Problem description
Extract word for word the lines of the listing from its start to the line holding "import matplotlib.pyplot as plt", both ends kept; pictures are not part of the copy.

Raw data
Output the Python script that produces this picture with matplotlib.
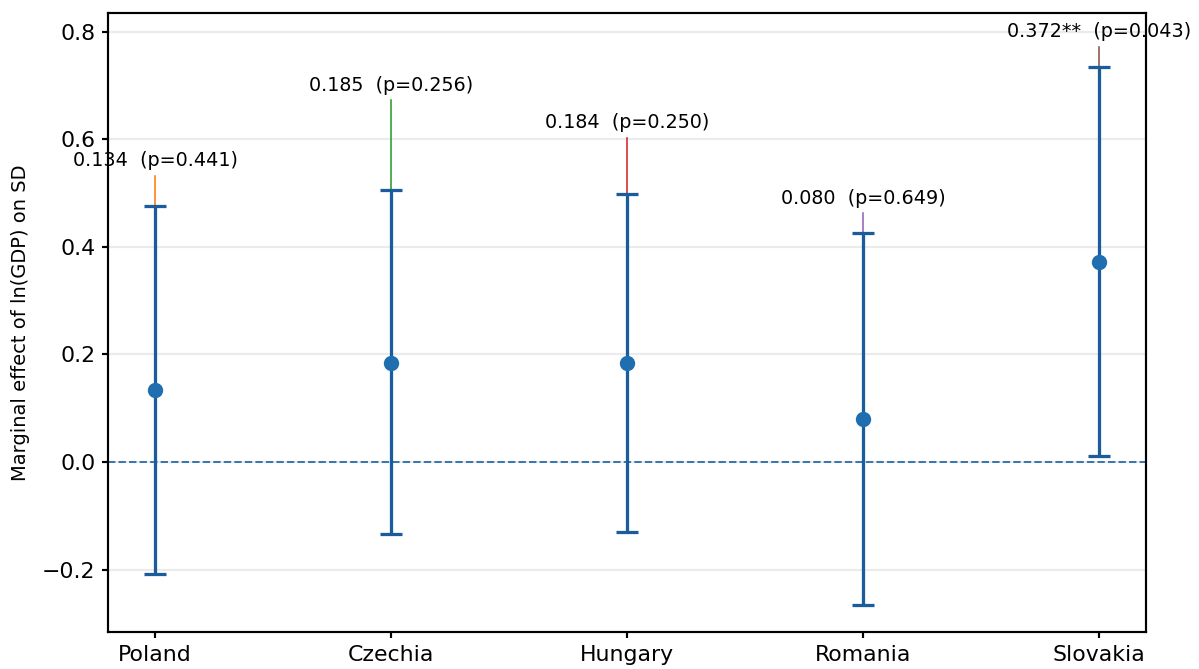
import numpy as np
import matplotlib
matplotlib.use("Agg")
import matplotlib.pyplot as plt

countries = ["Poland", "Czechia", "Hungary", "Romania", "Slovakia"]
effects = [0.134, 0.185, 0.184, 0.080, 0.372]
ci_low = [-0.208, -0.134, -0.130, -0.266, 0.011]
ci_high = [0.476, 0.506, 0.499, 0.426, 0.735]
# upper ends of the thin coloured lines above each interval
wide_high = [0.532, 0.673, 0.603, 0.463, 0.772]
pvals = [0.441, 0.256, 0.250, 0.649, 0.043]
stars = ["", "", "", "", "**"]

fig = plt.figure(figsize=(1199/130, 669/130), dpi=130)
ax = fig.add_axes([0.090, 0.055, 0.866, 0.926])

x = np.arange(len(countries))
eff = np.array(effects)
lo = np.array(ci_low)
hi = np.array(ci_high)

ax.errorbar(x, eff, yerr=[eff - lo, hi - eff], fmt="o", color="#1f6fb0",
            ecolor="#1a5c9c", elinewidth=1.8, capsize=6, capthick=1.8,
            markersize=7.5, zorder=3)

for i in range(len(countries)):
    ax.plot([x[i], x[i]], [hi[i], wide_high[i]], lw=0.9, color=f"C{i+1}", zorder=2)
    ax.text(x[i], wide_high[i] + 0.01,
            f"{effects[i]:.3f}{stars[i]}  (p={pvals[i]:.3f})",
            ha="center", va="bottom", fontsize=10.6)

ax.axhline(0, ls="--", lw=1.1, color="#3a78b0", zorder=1)
ax.grid(axis="y", color="#ebebeb", lw=1.2, zorder=0)
ax.set_axisbelow(True)
for s in ax.spines.values():
    s.set_linewidth(1.2)

ax.set_xticks(x)
ax.set_xticklabels(countries, fontsize=12.2)
ax.set_yticks([-0.2, 0.0, 0.2, 0.4, 0.6, 0.8])
ax.tick_params(axis="y", labelsize=12.2)
ax.tick_params(width=1.2)
ax.set_xlim(-0.2, 4.2)
ax.set_ylim(-0.316, 0.835)
ax.set_ylabel("Marginal effect of ln(GDP) on SD", fontsize=10.8)
ax.yaxis.set_label_coords(-0.075, 0.5)

fig.savefig("out.png", dpi=130)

Exercise answer
Output the Python script that produces this picture with matplotlib.
import numpy as np
import matplotlib
matplotlib.use("Agg")
import matplotlib.pyplot as plt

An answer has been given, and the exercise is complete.